Jadestone Energy has announced the acquisition of a 16.67% interest in the producing North West Shelf oil fields offshore Western Australia from BP. The deal is in line with the London-listed company’s strategy of acquiring low-cost barrels at less than US$3/barrel, while establishing an entry position into what it describes as a “very high-quality long-life asset with very low decline rates.”
Jadestone, based in Singapore, will take a non-operated 16.67% working interest in the Cossack, Wanaea, Lambert, and Hermes oil fields development, known as the North West Shelf oil project operated by Woodside Energy, offshore Western Australia, for a total initial headline cash consideration of US$20 million.
“It’s another of what is becoming a trademark Jadestone deal – producing (oil) asset acquired from a willing seller at a good price,” Andrew Harwood, Asia Pacific research director at Wood Mackenzie, told Energy Voice.
“This is interesting in that it’s non-operated, but it’s likely Jadestone increase its participation by acquiring interests from the other partners,” added Harwood.
Simon Molyneux, managing director at Perth-based upstream consultancy Molyneux Advisors, told Energy Voice that “it’s a good deal in Jadestone’s context. Cash generative today. I believe Jadestone are thinking that incremental value can be generated by pushing out the abandonment date.”
“Perhaps we will see Jadestone building a larger stake and eventually taking operatorship from Woodside,” he added.
Jadestone chief executive Paul Blakeley said “we believe that over time we can exercise increasing influence and deploy our skills in mid-life oil field management. In particular we see material upside potential through infill drilling into reservoirs with very significant oil-in-place and, together with optimisation of operating costs, the life of the producing fields can be extended for several years. In the near to mid-term, further interests in the asset may become available, over which we would have pre-emption rights. We will initially participate in the joint venture without any incremental headcount or cost and will fund the acquisition through existing cash resources.”

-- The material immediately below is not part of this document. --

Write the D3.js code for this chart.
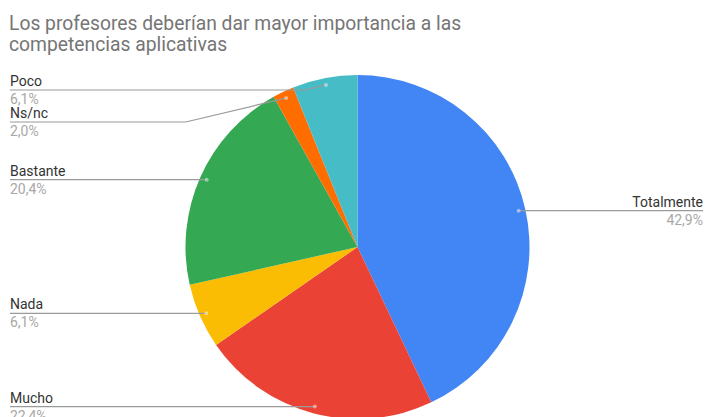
<!DOCTYPE html>
<html><head><meta charset="utf-8">
<script src="https://cdn.jsdelivr.net/npm/d3@7"></script>
<style>body{margin:0;background:#fff}svg{display:block;font-family:Roboto,Arial,sans-serif}</style>
</head><body><svg id="c" width="705" height="417"></svg>
<script>
const titleLines = ["Los profesores deberían dar mayor importancia a las", "competencias aplicativas"];
const categories = ["Totalmente", "Mucho", "Nada", "Bastante", "Ns/nc", "Poco"];
const values = [42.9, 22.4, 6.1, 20.4, 2.0, 6.1];
const valueLabels = ["42,9%", "22,4%", "6,1%", "20,4%", "2,0%", "6,1%"];
const colors = ["#4285f4", "#ea4335", "#fbbc04", "#34a853", "#ff6d01", "#46bdc6"];

const svg = d3.select("#c");
const W = 705, H = 417;
const cx = 357.5, cy = 247, R = 172;

svg.append("g").selectAll("text").data(titleLines).join("text")
  .attr("x", 9).attr("y", (d, i) => 30 + i * 21)
  .attr("font-size", 19.3).attr("fill", "#757575").text(d => d);

const data = categories.map((c, i) => ({ cat: c, value: values[i], label: valueLabels[i], color: colors[i] }));
const pie = d3.pie().sort(null).value(d => d.value);
const arcs = pie(data);
const arc = d3.arc().innerRadius(0).outerRadius(R);

const g = svg.append("g").attr("transform", `translate(${cx},${cy})`);
g.selectAll("path").data(arcs).join("path").attr("d", arc).attr("fill", d => d.data.color);

// label layout
const dotR = R * 0.96;
const items = arcs.map(a => {
  const m = (a.startAngle + a.endAngle) / 2;
  return { a, m, dx: cx + dotR * Math.sin(m), dy: cy - dotR * Math.cos(m), left: Math.sin(m) < 0 };
});
const lefts = items.filter(d => d.left).sort((p, q) => p.dy - q.dy);
let prev = -Infinity;
lefts.forEach(d => { d.ly = Math.max(d.dy, prev + 32, 90); prev = d.ly; });
items.filter(d => !d.left).forEach(d => { d.ly = d.dy; });

const lab = svg.append("g");
items.forEach(d => {
  const off = Math.abs(d.ly - d.dy);
  const bendX = d.left ? d.dx - off * 4.2 : d.dx + off * 4.2;
  const endX = d.left ? 10 : 703;
  lab.append("path")
    .attr("d", d3.line()([[endX, d.ly], [bendX, d.ly], [d.dx, d.dy]]))
    .attr("fill", "none").attr("stroke", "#9a9a9a").attr("stroke-width", 1.2);
  lab.append("circle").attr("cx", d.dx).attr("cy", d.dy).attr("r", 2)
    .attr("fill", "#fff").attr("fill-opacity", 0.45);
  const anchor = d.left ? "start" : "end";
  lab.append("text").attr("x", endX).attr("y", d.ly - 4).attr("text-anchor", anchor)
    .attr("font-size", 14).attr("fill", "#333").text(d.a.data.cat);
  lab.append("text").attr("x", endX).attr("y", d.ly + 14).attr("text-anchor", anchor)
    .attr("font-size", 14).attr("fill", "#a8a8a8").text(d.a.data.label);
});
</script></body></html>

“In addition, we will fund our share of the forecast decommissioning costs for the assets through early payments, demonstrating our commitment to providing clarity on this important issue for all our stakeholders,” he added.
The transaction includes the BP’s entire 16.67% working interest in the CWLH fields, subsea infrastructure, FPSO, and full abandonment liabilities estimated at US$82 million. Jadestone said it will also pay US$41 million upfront into the decommissioning trust fund for the assets.
Jadestone will make further payments to the decommissioning trust fund via two equal instalments of US$20.5 million payable on or about 31 December 2022 and 31 December 2023.
One industry source told Energy Voice that “it is easy cash flow. Back dated deal to 2020, which means the asset is paid for by the time the deal closes. And it is likely the liability is also funded by then as well. And it is non-operated, run by the North West Shelf JV, so I suspect the Australia regulator, NOPSEMA, will let it go through.”
A recent independent expert report prepared for the operator of the North West Shelf Oil Project valued a 16.67% stake at approximately US$80 million, based on an effective date of 1 January 2022, said Jadestone.
Cash flow positive oil production of approximately 2,100 bbls/d net to Jadestone, based on average production from the North West Shelf Oil Project in 2021.
Oil production from the North West Shelf Oil Project is low-sulphur, low-density and commands a premium to Brent, added Jadestone.
Unit operating costs for the Seller’s interest are estimated at US$22-23/bbl, and would be accretive to the company’s current unit operating cost guidance for 2022 of US$23-28/bbl.
The acquired assets are expected to generate EBITDA of approximately US$40 million in 2023 at a realised oil price of US$100/bbl.
Potential to add incremental reserves through infill drilling, targeting unswept oil across all four fields; and opportunity to extend asset life beyond 2031 (the initial design life of the Okha FPSO).